WHAT THE TASK ASKS =
Print the records below from the first line through the line containing "from matplotlib.ticker import", both included, word for word.

===== ENTRIES PROVIDED

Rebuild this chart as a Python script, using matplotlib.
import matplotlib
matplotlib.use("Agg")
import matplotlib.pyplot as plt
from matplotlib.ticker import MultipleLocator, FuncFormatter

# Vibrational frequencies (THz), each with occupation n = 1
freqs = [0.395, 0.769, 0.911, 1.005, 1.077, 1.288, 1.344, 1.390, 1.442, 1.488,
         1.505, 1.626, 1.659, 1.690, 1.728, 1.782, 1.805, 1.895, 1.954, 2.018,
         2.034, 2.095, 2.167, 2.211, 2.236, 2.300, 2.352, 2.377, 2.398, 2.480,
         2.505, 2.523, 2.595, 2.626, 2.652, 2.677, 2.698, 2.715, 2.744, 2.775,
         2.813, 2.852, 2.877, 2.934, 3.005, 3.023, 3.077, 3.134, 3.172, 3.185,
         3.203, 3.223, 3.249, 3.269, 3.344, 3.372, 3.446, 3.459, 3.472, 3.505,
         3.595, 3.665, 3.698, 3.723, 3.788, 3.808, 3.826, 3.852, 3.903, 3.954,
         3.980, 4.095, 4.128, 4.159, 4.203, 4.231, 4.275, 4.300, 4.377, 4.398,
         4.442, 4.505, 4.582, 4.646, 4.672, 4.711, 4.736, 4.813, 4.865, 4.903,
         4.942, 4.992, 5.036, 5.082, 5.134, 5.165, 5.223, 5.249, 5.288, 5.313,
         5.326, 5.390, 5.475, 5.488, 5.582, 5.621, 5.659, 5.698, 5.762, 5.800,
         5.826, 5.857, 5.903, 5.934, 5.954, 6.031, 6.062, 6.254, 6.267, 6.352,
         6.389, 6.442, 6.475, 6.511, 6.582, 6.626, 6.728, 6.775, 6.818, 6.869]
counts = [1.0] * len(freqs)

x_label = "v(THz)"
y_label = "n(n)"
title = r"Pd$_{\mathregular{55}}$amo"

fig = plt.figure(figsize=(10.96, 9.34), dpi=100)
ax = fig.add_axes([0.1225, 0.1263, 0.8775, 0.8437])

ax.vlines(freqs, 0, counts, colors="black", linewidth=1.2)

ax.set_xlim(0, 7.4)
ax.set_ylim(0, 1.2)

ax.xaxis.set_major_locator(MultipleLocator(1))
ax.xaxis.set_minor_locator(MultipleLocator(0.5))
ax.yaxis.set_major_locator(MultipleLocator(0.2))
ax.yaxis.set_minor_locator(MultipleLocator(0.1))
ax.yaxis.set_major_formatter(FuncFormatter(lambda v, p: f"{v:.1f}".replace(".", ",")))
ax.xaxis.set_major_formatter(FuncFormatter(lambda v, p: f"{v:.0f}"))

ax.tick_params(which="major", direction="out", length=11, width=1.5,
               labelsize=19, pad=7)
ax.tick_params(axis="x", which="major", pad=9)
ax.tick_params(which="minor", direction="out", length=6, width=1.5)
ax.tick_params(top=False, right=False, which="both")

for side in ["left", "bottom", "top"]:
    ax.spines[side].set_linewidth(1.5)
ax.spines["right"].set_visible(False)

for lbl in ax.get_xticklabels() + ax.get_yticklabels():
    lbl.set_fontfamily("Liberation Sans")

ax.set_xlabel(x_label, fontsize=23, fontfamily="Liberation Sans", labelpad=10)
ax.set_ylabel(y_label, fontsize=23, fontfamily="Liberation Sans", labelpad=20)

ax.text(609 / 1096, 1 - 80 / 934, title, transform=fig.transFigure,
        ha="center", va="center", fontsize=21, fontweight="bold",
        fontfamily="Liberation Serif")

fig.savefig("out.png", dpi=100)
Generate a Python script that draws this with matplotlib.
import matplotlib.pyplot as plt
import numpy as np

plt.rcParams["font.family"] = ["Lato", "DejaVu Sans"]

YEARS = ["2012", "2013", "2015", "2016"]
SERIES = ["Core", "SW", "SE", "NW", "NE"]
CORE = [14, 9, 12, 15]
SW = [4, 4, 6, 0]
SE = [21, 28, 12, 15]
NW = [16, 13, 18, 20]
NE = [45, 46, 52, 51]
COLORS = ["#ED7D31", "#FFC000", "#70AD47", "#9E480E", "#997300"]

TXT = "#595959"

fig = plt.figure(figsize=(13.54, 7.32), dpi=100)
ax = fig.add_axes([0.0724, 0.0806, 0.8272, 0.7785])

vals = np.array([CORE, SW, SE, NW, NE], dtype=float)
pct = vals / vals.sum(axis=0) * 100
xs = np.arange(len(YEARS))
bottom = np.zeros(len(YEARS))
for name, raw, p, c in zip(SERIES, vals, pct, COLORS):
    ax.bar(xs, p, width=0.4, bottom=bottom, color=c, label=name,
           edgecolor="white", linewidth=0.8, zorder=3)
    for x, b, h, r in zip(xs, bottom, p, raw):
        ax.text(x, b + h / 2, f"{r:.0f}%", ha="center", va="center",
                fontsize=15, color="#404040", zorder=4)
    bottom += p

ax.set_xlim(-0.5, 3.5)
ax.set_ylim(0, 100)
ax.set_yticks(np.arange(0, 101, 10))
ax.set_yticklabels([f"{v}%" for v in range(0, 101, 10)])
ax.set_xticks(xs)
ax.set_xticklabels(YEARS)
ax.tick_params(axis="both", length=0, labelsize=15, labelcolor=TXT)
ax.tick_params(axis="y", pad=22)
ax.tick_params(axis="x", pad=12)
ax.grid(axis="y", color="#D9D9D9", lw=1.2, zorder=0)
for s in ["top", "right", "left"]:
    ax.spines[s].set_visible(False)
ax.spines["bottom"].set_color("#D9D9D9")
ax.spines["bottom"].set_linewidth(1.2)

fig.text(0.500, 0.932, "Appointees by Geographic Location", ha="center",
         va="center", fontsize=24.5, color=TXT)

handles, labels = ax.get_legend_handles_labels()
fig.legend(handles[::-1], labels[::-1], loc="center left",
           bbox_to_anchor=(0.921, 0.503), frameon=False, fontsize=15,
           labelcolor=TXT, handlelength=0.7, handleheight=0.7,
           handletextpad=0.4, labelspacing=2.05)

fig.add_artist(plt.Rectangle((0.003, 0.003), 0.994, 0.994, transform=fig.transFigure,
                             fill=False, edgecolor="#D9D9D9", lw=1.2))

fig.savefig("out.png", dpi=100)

==========

SOLUTION TO THIS EXERCISE =
Rebuild this chart as a Python script, using matplotlib.
import matplotlib
matplotlib.use("Agg")
import matplotlib.pyplot as plt
from matplotlib.ticker import MultipleLocator, FuncFormatter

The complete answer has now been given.